In this exercise, return the whole listing exactly, excluding any images.

■ GIVEN INFORMATION:
━━━━━━━━

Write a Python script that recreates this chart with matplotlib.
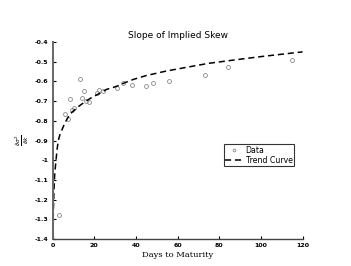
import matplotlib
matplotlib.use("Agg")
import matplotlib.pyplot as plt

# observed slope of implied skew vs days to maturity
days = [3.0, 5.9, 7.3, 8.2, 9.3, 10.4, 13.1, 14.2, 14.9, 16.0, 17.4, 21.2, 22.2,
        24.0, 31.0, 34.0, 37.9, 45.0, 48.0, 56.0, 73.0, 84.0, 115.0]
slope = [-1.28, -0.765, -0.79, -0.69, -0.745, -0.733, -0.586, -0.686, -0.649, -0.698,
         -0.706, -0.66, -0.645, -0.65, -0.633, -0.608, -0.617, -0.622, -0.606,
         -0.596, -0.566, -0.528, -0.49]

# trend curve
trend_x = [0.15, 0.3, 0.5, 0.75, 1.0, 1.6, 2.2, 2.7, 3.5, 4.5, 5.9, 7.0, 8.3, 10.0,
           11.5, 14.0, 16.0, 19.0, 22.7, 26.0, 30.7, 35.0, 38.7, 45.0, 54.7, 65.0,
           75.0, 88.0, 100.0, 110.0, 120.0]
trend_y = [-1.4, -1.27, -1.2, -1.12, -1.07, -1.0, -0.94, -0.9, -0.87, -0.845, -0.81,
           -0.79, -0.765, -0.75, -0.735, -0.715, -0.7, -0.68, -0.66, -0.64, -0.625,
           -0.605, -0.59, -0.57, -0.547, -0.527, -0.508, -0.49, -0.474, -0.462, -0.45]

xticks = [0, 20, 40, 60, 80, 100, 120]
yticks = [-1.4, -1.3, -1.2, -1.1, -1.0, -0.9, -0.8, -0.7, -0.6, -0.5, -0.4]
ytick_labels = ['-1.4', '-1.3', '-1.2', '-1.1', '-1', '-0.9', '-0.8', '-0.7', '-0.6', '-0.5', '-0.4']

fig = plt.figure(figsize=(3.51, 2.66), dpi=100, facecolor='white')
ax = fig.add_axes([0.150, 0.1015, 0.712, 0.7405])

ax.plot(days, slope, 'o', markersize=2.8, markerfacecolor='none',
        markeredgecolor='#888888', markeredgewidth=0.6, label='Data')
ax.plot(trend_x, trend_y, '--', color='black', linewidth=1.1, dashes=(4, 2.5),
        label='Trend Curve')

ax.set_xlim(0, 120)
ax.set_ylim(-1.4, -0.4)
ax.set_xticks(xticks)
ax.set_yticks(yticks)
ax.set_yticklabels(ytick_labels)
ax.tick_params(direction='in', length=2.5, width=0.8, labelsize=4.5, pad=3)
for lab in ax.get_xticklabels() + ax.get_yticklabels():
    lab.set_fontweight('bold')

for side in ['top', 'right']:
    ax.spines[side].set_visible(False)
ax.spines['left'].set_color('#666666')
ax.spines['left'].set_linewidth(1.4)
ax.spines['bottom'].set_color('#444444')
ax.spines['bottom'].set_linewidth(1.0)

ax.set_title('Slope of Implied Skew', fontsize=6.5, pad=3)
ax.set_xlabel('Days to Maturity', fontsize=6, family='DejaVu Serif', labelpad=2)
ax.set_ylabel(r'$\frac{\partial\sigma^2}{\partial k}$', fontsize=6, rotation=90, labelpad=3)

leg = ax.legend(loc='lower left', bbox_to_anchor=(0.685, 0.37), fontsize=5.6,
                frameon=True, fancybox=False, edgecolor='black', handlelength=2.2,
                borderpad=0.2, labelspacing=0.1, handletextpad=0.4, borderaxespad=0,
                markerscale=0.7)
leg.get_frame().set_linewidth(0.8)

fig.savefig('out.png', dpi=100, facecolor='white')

━━━━━━━━

■ RESULT OF THE TASK:
Write a Python script that recreates this chart with matplotlib.
import matplotlib
matplotlib.use("Agg")
import matplotlib.pyplot as plt

# observed slope of implied skew vs days to maturity
days = [3.0, 5.9, 7.3, 8.2, 9.3, 10.4, 13.1, 14.2, 14.9, 16.0, 17.4, 21.2, 22.2,
        24.0, 31.0, 34.0, 37.9, 45.0, 48.0, 56.0, 73.0, 84.0, 115.0]
slope = [-1.28, -0.765, -0.79, -0.69, -0.745, -0.733, -0.586, -0.686, -0.649, -0.698,
         -0.706, -0.66, -0.645, -0.65, -0.633, -0.608, -0.617, -0.622, -0.606,
         -0.596, -0.566, -0.528, -0.49]

# trend curve
trend_x = [0.15, 0.3, 0.5, 0.75, 1.0, 1.6, 2.2, 2.7, 3.5, 4.5, 5.9, 7.0, 8.3, 10.0,
           11.5, 14.0, 16.0, 19.0, 22.7, 26.0, 30.7, 35.0, 38.7, 45.0, 54.7, 65.0,
           75.0, 88.0, 100.0, 110.0, 120.0]
trend_y = [-1.4, -1.27, -1.2, -1.12, -1.07, -1.0, -0.94, -0.9, -0.87, -0.845, -0.81,
           -0.79, -0.765, -0.75, -0.735, -0.715, -0.7, -0.68, -0.66, -0.64, -0.625,
           -0.605, -0.59, -0.57, -0.547, -0.527, -0.508, -0.49, -0.474, -0.462, -0.45]

xticks = [0, 20, 40, 60, 80, 100, 120]
yticks = [-1.4, -1.3, -1.2, -1.1, -1.0, -0.9, -0.8, -0.7, -0.6, -0.5, -0.4]
ytick_labels = ['-1.4', '-1.3', '-1.2', '-1.1', '-1', '-0.9', '-0.8', '-0.7', '-0.6', '-0.5', '-0.4']

fig = plt.figure(figsize=(3.51, 2.66), dpi=100, facecolor='white')
ax = fig.add_axes([0.150, 0.1015, 0.712, 0.7405])

ax.plot(days, slope, 'o', markersize=2.8, markerfacecolor='none',
        markeredgecolor='#888888', markeredgewidth=0.6, label='Data')
ax.plot(trend_x, trend_y, '--', color='black', linewidth=1.1, dashes=(4, 2.5),
        label='Trend Curve')

ax.set_xlim(0, 120)
ax.set_ylim(-1.4, -0.4)
ax.set_xticks(xticks)
ax.set_yticks(yticks)
ax.set_yticklabels(ytick_labels)
ax.tick_params(direction='in', length=2.5, width=0.8, labelsize=4.5, pad=3)
for lab in ax.get_xticklabels() + ax.get_yticklabels():
    lab.set_fontweight('bold')

for side in ['top', 'right']:
    ax.spines[side].set_visible(False)
ax.spines['left'].set_color('#666666')
ax.spines['left'].set_linewidth(1.4)
ax.spines['bottom'].set_color('#444444')
ax.spines['bottom'].set_linewidth(1.0)

ax.set_title('Slope of Implied Skew', fontsize=6.5, pad=3)
ax.set_xlabel('Days to Maturity', fontsize=6, family='DejaVu Serif', labelpad=2)
ax.set_ylabel(r'$\frac{\partial\sigma^2}{\partial k}$', fontsize=6, rotation=90, labelpad=3)

leg = ax.legend(loc='lower left', bbox_to_anchor=(0.685, 0.37), fontsize=5.6,
                frameon=True, fancybox=False, edgecolor='black', handlelength=2.2,
                borderpad=0.2, labelspacing=0.1, handletextpad=0.4, borderaxespad=0,
                markerscale=0.7)
leg.get_frame().set_linewidth(0.8)

fig.savefig('out.png', dpi=100, facecolor='white')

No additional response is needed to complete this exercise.